[SCSI] aacraid: initialization timeout
authorMark Haverkamp <markh@osdl.org>
Tue, 20 Sep 2005 19:56:50 +0000 (12:56 -0700)
committerJames Bottomley <jejb@mulgrave.(none)>
Mon, 26 Sep 2005 22:46:59 +0000 (17:46 -0500)
Received from Mark Salyzyn from Adaptec.

In the rare instances where the adapter, or the motherboard, is
misbehaving; driver initialization or shutdown becomes problematic. By
introducing a 3 minute timeout on the first interrupt driven command
during initialization, or the issuance of the adapter shutdown command
during driver unload, we can resolve the lockup problems induced by
common (but rare) hardware misbehaviors.

The timeout during initialization, should it occur, is accompanied by a
message presented to the console and the logs indicating that the user
should inspect and resolve problems with interrupt routing.
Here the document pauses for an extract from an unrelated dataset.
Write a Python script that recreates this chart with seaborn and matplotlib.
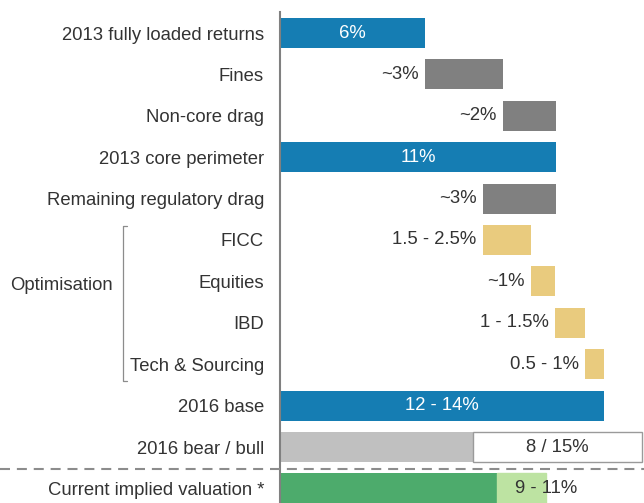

Signed-off-by: Mark Haverkamp <markh@osdl.org>
Signed-off-by: James Bottomley <James.Bottomley@SteelEye.com>
drivers/scsi/aacraid/aachba.c
drivers/scsi/aacraid/comminit.c
drivers/scsi/aacraid/commsup.c

index 85d133c40bd39d507616a771c678060c0ae0da16..a0735a247e5b729da2cf2c0f977739cc9f3ea9db 100644 (file)
@@ -692,7 +692,7 @@ int aac_get_adapter_info(struct aac_dev* dev)
                         fibptr, 
                         sizeof(*info),
                         FsaNormal, 
-                        1, 1, 
+                        -1, 1, /* First `interrupt' command uses special wait */
                         NULL, 
                         NULL);
 
index 7f11c8540eadb7d2e259b38954c63a3716ec6c57..9e054a509b41eb8404caf5e60dfe9f749155eb2a 100644 (file)
@@ -195,7 +195,7 @@ int aac_send_shutdown(struct aac_dev * dev)
                          fibctx,
                          sizeof(struct aac_close),
                          FsaNormal,
-                         1, 1,
+                         -2 /* Timeout silently */, 1,
                          NULL, NULL);
 
        if (status == 0)
index 69985b08a270944512ca313f05c9b23fdabd6bad..3b983f3ed9600bca8147e9234f04258de5a87578 100644 (file)
@@ -41,6 +41,7 @@
 #include <scsi/scsi_host.h>
 #include <scsi/scsi_device.h>
 #include <asm/semaphore.h>
+#include <asm/delay.h>
 
 #include "aacraid.h"
 
@@ -541,7 +542,34 @@ int fib_send(u16 command, struct fib * fibptr, unsigned long size,  int priority
     
        if (wait) {
                spin_unlock_irqrestore(&fibptr->event_lock, flags);
-               down(&fibptr->event_wait);
+               /* Only set for first known interruptable command */
+               if (wait < 0) {
+                       /*
+                        * *VERY* Dangerous to time out a command, the
+                        * assumption is made that we have no hope of
+                        * functioning because an interrupt routing or other
+                        * hardware failure has occurred.
+                        */
+                       unsigned long count = 36000000L; /* 3 minutes */
+                       unsigned long qflags;
+                       while (down_trylock(&fibptr->event_wait)) {
+                               if (--count == 0) {
+                                       spin_lock_irqsave(q->lock, qflags);
+                                       q->numpending--;
+                                       list_del(&fibptr->queue);
+                                       spin_unlock_irqrestore(q->lock, qflags);
+                                       if (wait == -1) {
+                                               printk(KERN_ERR "aacraid: fib_send: first asynchronous command timed out.\n"
+                                                 "Usually a result of a PCI interrupt routing problem;\n"
+                                                 "update mother board BIOS or consider utilizing one of\n"
+                                                 "the SAFE mode kernel options (acpi, apic etc)\n");
+                                       }
+                                       return -ETIMEDOUT;
+                               }
+                               udelay(5);
+                       }
+               } else
+                       down(&fibptr->event_wait);
                if(fibptr->done == 0)
                        BUG();